* **EXERCISE GOAL**: Give back exactly the lines from the beginning of the listing below to the line holding "PW, PH = W - ML - MR, H - MT - MB", both ends included; the pictures stay out.

* **RAW DATA**:
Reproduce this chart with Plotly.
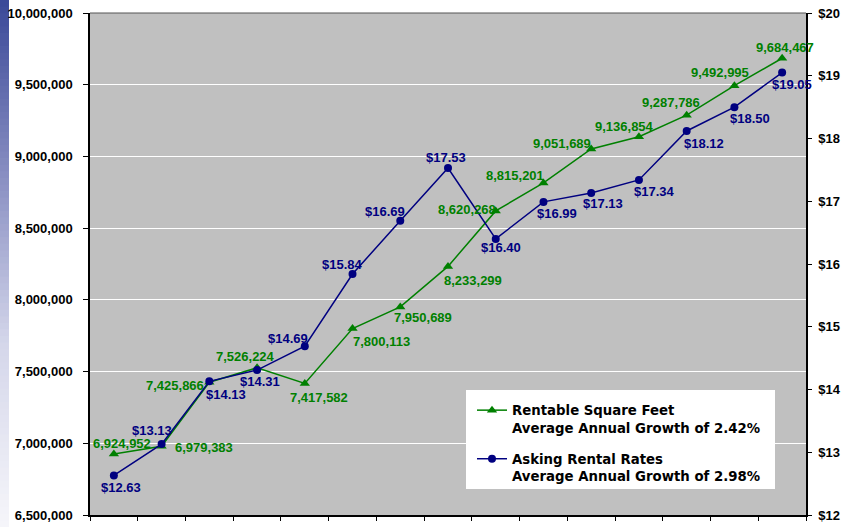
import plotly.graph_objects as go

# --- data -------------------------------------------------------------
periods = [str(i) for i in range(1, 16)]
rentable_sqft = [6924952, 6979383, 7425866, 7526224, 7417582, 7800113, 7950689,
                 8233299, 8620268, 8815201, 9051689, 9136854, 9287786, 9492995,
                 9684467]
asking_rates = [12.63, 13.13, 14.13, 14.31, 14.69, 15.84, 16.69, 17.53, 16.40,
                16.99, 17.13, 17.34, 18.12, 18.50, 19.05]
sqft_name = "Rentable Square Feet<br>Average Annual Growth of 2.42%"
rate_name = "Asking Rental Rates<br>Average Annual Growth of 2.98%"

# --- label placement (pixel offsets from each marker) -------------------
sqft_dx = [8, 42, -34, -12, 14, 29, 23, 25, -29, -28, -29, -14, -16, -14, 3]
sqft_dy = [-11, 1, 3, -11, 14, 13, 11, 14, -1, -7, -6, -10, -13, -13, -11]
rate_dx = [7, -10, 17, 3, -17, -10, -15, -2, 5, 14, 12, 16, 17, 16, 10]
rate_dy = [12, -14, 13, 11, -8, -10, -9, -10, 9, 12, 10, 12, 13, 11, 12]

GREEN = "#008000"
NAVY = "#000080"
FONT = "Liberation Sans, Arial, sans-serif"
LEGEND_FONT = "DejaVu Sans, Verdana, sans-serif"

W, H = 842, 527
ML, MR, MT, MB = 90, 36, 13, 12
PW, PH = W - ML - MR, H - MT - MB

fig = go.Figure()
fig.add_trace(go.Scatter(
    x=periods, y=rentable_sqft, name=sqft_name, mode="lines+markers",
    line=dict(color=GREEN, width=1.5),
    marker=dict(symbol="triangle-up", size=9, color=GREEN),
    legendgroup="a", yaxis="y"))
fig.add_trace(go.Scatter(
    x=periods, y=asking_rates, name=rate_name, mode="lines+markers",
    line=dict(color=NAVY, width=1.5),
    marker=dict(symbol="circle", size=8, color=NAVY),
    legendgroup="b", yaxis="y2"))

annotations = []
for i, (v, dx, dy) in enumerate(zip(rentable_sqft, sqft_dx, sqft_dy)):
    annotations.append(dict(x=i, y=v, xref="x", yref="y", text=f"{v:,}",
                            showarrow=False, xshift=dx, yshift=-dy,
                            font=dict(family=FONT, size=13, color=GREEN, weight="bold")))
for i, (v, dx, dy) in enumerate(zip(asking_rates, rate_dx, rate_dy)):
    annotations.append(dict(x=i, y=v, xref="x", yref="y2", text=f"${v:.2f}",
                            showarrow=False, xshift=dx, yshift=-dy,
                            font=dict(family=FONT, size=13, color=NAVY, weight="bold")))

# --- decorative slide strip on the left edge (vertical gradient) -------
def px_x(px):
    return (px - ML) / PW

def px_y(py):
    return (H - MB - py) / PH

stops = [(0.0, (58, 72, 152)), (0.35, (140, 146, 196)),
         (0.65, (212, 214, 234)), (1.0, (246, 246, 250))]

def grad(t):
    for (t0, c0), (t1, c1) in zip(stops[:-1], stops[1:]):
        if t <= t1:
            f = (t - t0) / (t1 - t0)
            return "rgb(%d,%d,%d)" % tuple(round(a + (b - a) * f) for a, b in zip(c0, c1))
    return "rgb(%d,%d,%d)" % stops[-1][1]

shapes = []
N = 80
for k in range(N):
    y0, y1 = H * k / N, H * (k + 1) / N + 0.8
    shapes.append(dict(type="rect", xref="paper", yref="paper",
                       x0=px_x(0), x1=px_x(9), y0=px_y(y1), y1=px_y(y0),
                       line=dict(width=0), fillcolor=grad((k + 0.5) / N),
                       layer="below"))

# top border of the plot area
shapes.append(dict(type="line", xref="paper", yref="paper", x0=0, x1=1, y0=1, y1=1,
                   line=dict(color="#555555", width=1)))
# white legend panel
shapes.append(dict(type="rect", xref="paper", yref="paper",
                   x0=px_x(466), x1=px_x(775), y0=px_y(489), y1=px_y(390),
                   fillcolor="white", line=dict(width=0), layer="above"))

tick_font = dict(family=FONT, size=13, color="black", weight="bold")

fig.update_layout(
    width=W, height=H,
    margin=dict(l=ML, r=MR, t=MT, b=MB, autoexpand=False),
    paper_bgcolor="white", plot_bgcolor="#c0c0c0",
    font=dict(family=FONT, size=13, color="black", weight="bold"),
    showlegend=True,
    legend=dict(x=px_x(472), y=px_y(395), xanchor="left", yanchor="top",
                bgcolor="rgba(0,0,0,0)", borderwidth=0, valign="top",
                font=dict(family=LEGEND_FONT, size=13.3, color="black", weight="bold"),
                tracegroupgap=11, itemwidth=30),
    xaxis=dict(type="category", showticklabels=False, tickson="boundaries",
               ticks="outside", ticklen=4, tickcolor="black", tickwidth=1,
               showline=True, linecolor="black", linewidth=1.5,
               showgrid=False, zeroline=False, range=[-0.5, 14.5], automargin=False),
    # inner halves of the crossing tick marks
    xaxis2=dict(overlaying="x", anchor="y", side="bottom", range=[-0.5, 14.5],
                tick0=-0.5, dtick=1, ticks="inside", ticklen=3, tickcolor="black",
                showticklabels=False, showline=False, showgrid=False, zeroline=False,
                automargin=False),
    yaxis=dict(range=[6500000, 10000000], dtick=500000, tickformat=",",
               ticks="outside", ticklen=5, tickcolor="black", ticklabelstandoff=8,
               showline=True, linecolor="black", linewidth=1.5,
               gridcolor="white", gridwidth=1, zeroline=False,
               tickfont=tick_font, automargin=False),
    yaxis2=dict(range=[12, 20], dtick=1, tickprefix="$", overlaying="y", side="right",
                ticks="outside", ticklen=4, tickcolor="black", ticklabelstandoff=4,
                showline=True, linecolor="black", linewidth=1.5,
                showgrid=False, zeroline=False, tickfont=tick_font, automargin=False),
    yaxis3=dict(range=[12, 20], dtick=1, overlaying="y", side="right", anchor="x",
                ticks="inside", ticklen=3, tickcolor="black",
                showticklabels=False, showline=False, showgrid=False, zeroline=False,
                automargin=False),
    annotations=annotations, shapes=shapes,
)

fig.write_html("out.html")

* **COMPLETED EXERCISE**:
Reproduce this chart with Plotly.
import plotly.graph_objects as go

# --- data -------------------------------------------------------------
periods = [str(i) for i in range(1, 16)]
rentable_sqft = [6924952, 6979383, 7425866, 7526224, 7417582, 7800113, 7950689,
                 8233299, 8620268, 8815201, 9051689, 9136854, 9287786, 9492995,
                 9684467]
asking_rates = [12.63, 13.13, 14.13, 14.31, 14.69, 15.84, 16.69, 17.53, 16.40,
                16.99, 17.13, 17.34, 18.12, 18.50, 19.05]
sqft_name = "Rentable Square Feet<br>Average Annual Growth of 2.42%"
rate_name = "Asking Rental Rates<br>Average Annual Growth of 2.98%"

# --- label placement (pixel offsets from each marker) -------------------
sqft_dx = [8, 42, -34, -12, 14, 29, 23, 25, -29, -28, -29, -14, -16, -14, 3]
sqft_dy = [-11, 1, 3, -11, 14, 13, 11, 14, -1, -7, -6, -10, -13, -13, -11]
rate_dx = [7, -10, 17, 3, -17, -10, -15, -2, 5, 14, 12, 16, 17, 16, 10]
rate_dy = [12, -14, 13, 11, -8, -10, -9, -10, 9, 12, 10, 12, 13, 11, 12]

GREEN = "#008000"
NAVY = "#000080"
FONT = "Liberation Sans, Arial, sans-serif"
LEGEND_FONT = "DejaVu Sans, Verdana, sans-serif"

W, H = 842, 527
ML, MR, MT, MB = 90, 36, 13, 12
PW, PH = W - ML - MR, H - MT - MB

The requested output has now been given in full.